Nello specifico "La Klinicom s.r.l. – si legge nella nota dei legali dell’azienda – che da 30 anni opera nel settore delle forniture ospedaliere, e che nel contesto della pandemia ha consegnato con efficienza e affidabilità DPI alle aziende sanitarie nazionali, era stata indotta in errore da tali certificazioni e nell’immediatezza aveva provveduto a sostituire le mascherine non conformi con altri dispositivi che sono stati ritenuti idonei da parte della Procura della Repubblica di Bologna che li ha sottoposti ad esami di laboratorio. La Klinicom già prima del sequestro aveva avviato azioni legali nei riguardi del fornitore cinese e ordinato lo smaltimento della merce, sopportando i costi e le perdite conseguenti a tale condotta da parte di terzi. Nessun ‘doppio ricarico"’è stato mai praticato sul prezzo di vendita agli ospedali dei dispositivi di protezione individuale I in quanto questo era stabilito prima dell’importazione e non è mai variato al momento della consegna come dimostrato con una consulenza tecnica di parte". La società proporrà riesame avverso il provvedimento di sequestro sostenuta nel convincimento della sua infondatezza".
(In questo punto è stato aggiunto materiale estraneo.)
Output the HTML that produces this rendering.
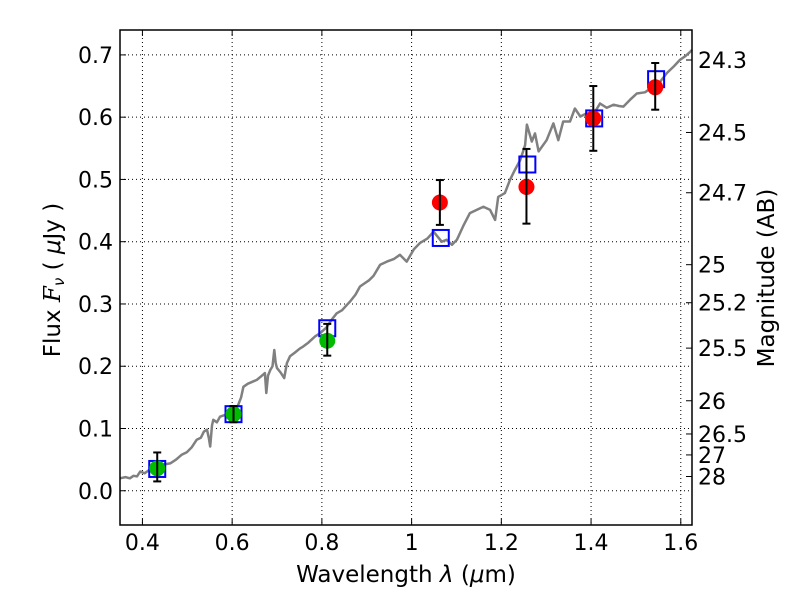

L’indagine della Guardia di Finanza ravennate era iniziata lo scorso anno quando dai controlli era emerso che l’azienda, dall’inizio dell’emergenza sanitaria, aveva importato dalla Cina dispositivi di protezione individuale per decine di milioni di euro, utilizzando la speciale procedura di ‘svincolo diretto’ che prevedeva, secondo le norme europee, l’esenzione di dazi e iva qualora fossero stati immediatamente consegnati senza alcun ricarico commerciale alle strutture sanitarie pubbliche impegnate nella lotta al Covid.

Le Fiamme Gialle tuttavia avevano individiuato nelle dichiarazioni doganali presentate agli uffici delle Dogane di Bologna documenti ritenuti falsi o contraffatti. Inoltre, secondo la Finanza, la merce sarebbe stata venduta a prezzi maggiorati a un’altra azienda controllante della prima e con lo stesso legale rappresentante. I finanzieri avevano poi accertato che almeno 1,4 milioni di mascherine Ffp2 erano state vendute all’Azienda Ospedaliero-Universitaria di Parma, la quale svolgeva il ruolo centrale di acquisto per l’intera struttura sanitaria regionale e che aveva poi sollevato dubbi sulla bontà della merce. Le mascherine, non ancora distribuite sul territorio in via prudenziale - erano state sostituite fino a quando nell’agosto 2020 ne era stato disposto il ritiro. In base alle risultanze emerse il pm della Procura Europea della sede di Bologna aveva disposto il sequestro probativo su oltre un milione di mascherine ancora presenti nei magazzini ed era stata disposta una perizia tecnica.

I test, condotti a campione, hanno poi accertato – ha riferito la Finanza – che le mascherine FFp2 oltre a non essere certificate non sarebbero state nemmeno efficaci in quanto non non rispondenti ai parametri di penetrazione previsti per legge. La Finanza ha quindi ipotizzato nei confronti dell’amministratore delle società coinvolte e di un consigliere del CdA i reati di truffa aggravata ai danni di ente pubblico e di falsità ideologica e materiale commessa dal privato in atto pubblico.

Nei giorni scorsi si è proceduto ai sequestri per l’ammontare di 11 milioni di euro dei quali 4,2 milioni sono la cifra quantificata come profitto del reato di contrabbando (evasione di iva e dazi), mentre 7,1 milioni sarebbero il guadagno della truffa.